In March 2015, the company first launched its Competitive Improvement Program (CIP) aimed at reducing product costs and increasing operational efficiency among its 15 sites across the country.
A major component of the initiative was the transfer of production of three key defense-related propulsion programs from the Sacramento, California, site to the company’s sites in Camden, Arkansas, and Orange County, Virginia, that had similar manufacturing capabilities. Through a meticulous program management and risk reduction schedule, the company was able to build and replicate capabilities and execute the knowledge transfer needed to stand up and certify production at the receiving sites. In December 2017, one customer took first product deliveries of the two divert attitude propulsion programs that were transferred to Virginia, and in July 2018, another customer took first deliveries of a critical large solid rocket motor program that was transferred to Arkansas.
“When we launched CIP and announced our company-wide consolidation plans, we acknowledged it was a bold move but one that we felt was essential to sustaining our competitiveness in the increasingly dynamic aerospace and defense sector,” said Aerojet Rocketdyne Chief Operating Officer Mark Tucker, executive champion of the effort. “I’m proud to say we’ve done exactly what we promised we’d do. Not only were we able to successfully duplicate our complex production requirements at other sites, but we retained critical personnel and improved product flow along the way through agile, modernized facilities that are now right-sized for the products we transferred. Best of all, we accomplished the program transfers without impact to the quality of the products we deliver, and engaged our customers throughout the process to share in the production and test milestones.”

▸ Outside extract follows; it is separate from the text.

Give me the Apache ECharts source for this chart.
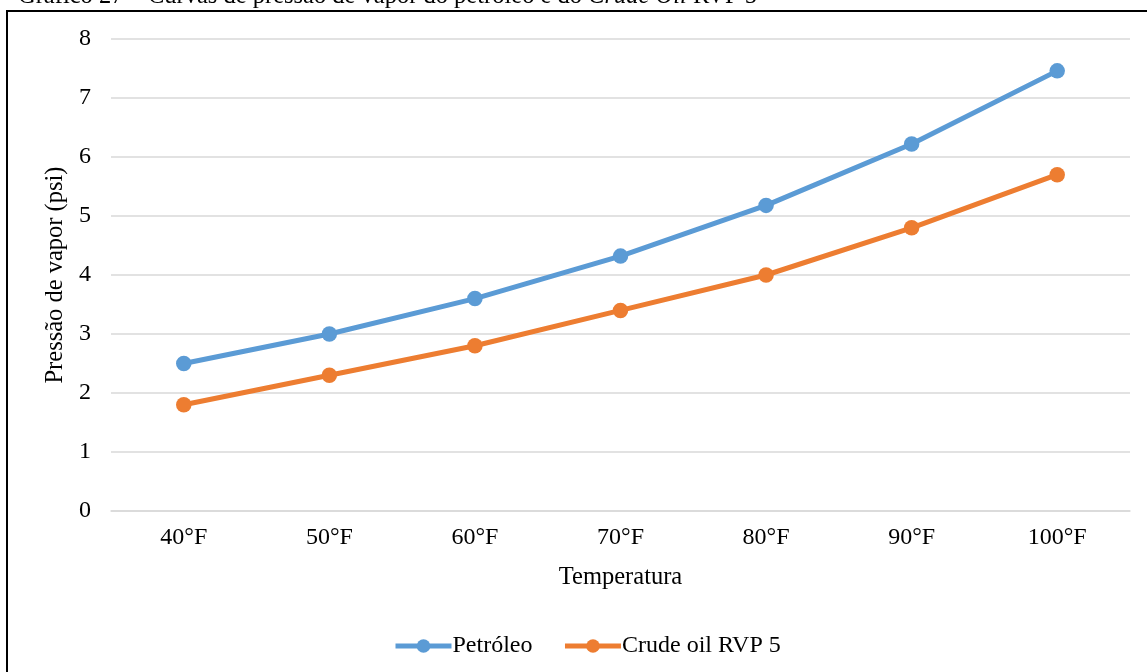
<!DOCTYPE html>
<html>
<head>
<meta charset="utf-8">
<script src="https://cdn.jsdelivr.net/npm/echarts@6/dist/echarts.min.js"></script>
<style>
html,body{margin:0;padding:0;background:#fff;}
#chart{width:1147px;height:672px;}
</style>
</head>
<body>
<div id="chart"></div>
<script>
const categories = ['40°F','50°F','60°F','70°F','80°F','90°F','100°F'];
const petroleo = [2.5, 3.0, 3.6, 4.32, 5.18, 6.22, 7.46];
const crudeOil = [1.8, 2.3, 2.8, 3.4, 4.0, 4.8, 5.7];
const seriesNames = ['Petróleo', 'Crude oil RVP 5'];
const yTicks = {min: 0, max: 8, interval: 1};

const FONT = '"Liberation Serif", "Times New Roman", serif';
const chart = echarts.init(document.getElementById('chart'));
chart.setOption({
  animation: false,
  backgroundColor: '#fff',
  graphic: [
    {type: 'rect', shape: {x: 7, y: 11, width: 1300, height: 800},
     style: {fill: 'none', stroke: '#000', lineWidth: 2}, z: 10},
    {type: 'text', left: 18, top: -16,
     style: {
       text: '{n|Gráfico 27 – Curvas de pressão de vapor do petróleo e do }{i|Crude Oil}{n| RVP 5}',
       rich: {
         n: {fontFamily: FONT, fontSize: 24.5, fill: '#000'},
         i: {fontFamily: FONT, fontSize: 24.5, fontStyle: 'italic', fill: '#000'}
       }
     }, z: 9}
  ],
  grid: {left: 111, right: 17, top: 39, bottom: 161, containLabel: false},
  xAxis: {
    type: 'category',
    data: categories,
    boundaryGap: true,
    name: 'Temperatura',
    nameLocation: 'middle',
    nameGap: 54,
    nameTextStyle: {fontFamily: FONT, fontSize: 24.5, color: '#000'},
    axisLine: {show: true, lineStyle: {color: '#d9d9d9', width: 1.5}},
    axisTick: {show: false},
    axisLabel: {fontFamily: FONT, fontSize: 24, color: '#000', margin: 15}
  },
  yAxis: {
    type: 'value',
    min: yTicks.min, max: yTicks.max, interval: yTicks.interval,
    name: 'Pressão de vapor (psi)',
    nameLocation: 'middle',
    nameGap: 40,
    nameTextStyle: {fontFamily: FONT, fontSize: 24.5, color: '#000'},
    axisLine: {show: false},
    axisTick: {show: false},
    axisLabel: {fontFamily: FONT, fontSize: 24, color: '#000', margin: 20},
    splitLine: {lineStyle: {color: '#d9d9d9', width: 1.5}}
  },
  legend: {
    left: 388, top: 629,
    itemWidth: 56, itemHeight: 17, itemGap: 30,
    lineStyle: {width: 5},
    textStyle: {fontFamily: FONT, fontSize: 24, color: '#000', padding: [0,0,0,-4]},
    data: seriesNames
  },
  series: [
    {name: seriesNames[0], type: 'line', data: petroleo,
     symbol: 'circle', symbolSize: 15.5,
     lineStyle: {color: '#5B9BD5', width: 5},
     itemStyle: {color: '#5B9BD5'}},
    {name: seriesNames[1], type: 'line', data: crudeOil,
     symbol: 'circle', symbolSize: 15.5,
     lineStyle: {color: '#ED7D31', width: 5},
     itemStyle: {color: '#ED7D31'}}
  ]
});
</script>
</body>
</html>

Another goal of Aerojet Rocketdyne’s CIP was reduction of the company’s 15-site footprint, starting with the largest site located on 12,000 acres outside of Sacramento, California, that contained 2.5 million square feet of facilities. Through a systematic consolidation of capabilities and facilities, as of January 2019, the site had decommissioned a total of 427 buildings, eliminating more than 1,155,000 square feet of manufacturing and office space.
“Through our CIP, Aerojet Rocketdyne has achieved an impressive reorganization – transferring our state-of-the-art capabilities and making the investment needed in equipment and people to stand up operations at new sites that are right-sized and modernized for the future,” said Aerojet Rocketdyne CEO and President Eileen Drake. “With the successful progress of the CIP, we are well on our way to achieving annual cost reductions of approximately $230 million by the year 2021. The culture of our company has undergone a paradigm shift – this is now how we do business. We are laser-focused on consolidating to create efficiencies where we can, and investing in the technologies needed to sustain our profitable growth and innovation in this industry.”
Building on the successful execution of the first phase of its CIP, in April 2017, the company announced an expansion of the affordability drive that further consolidated capabilities and facilities while increasing Aerojet Rocketdyne’s existing presence and manufacturing capabilities in Huntsville, Alabama; Camden, Arkansas; and Orange County, Virginia. At the beginning of July 2018, the company moved into its new office building in Cummings Research Park in Huntsville which housed more than 350 employees at the end of the year. In October 2017, construction began on the company’s new Advanced Manufacturing Facility in Huntsville -- a state-of-the-art factory that will focus on composites and additive manufacturing and is on track to be production-ready by the end of 2019.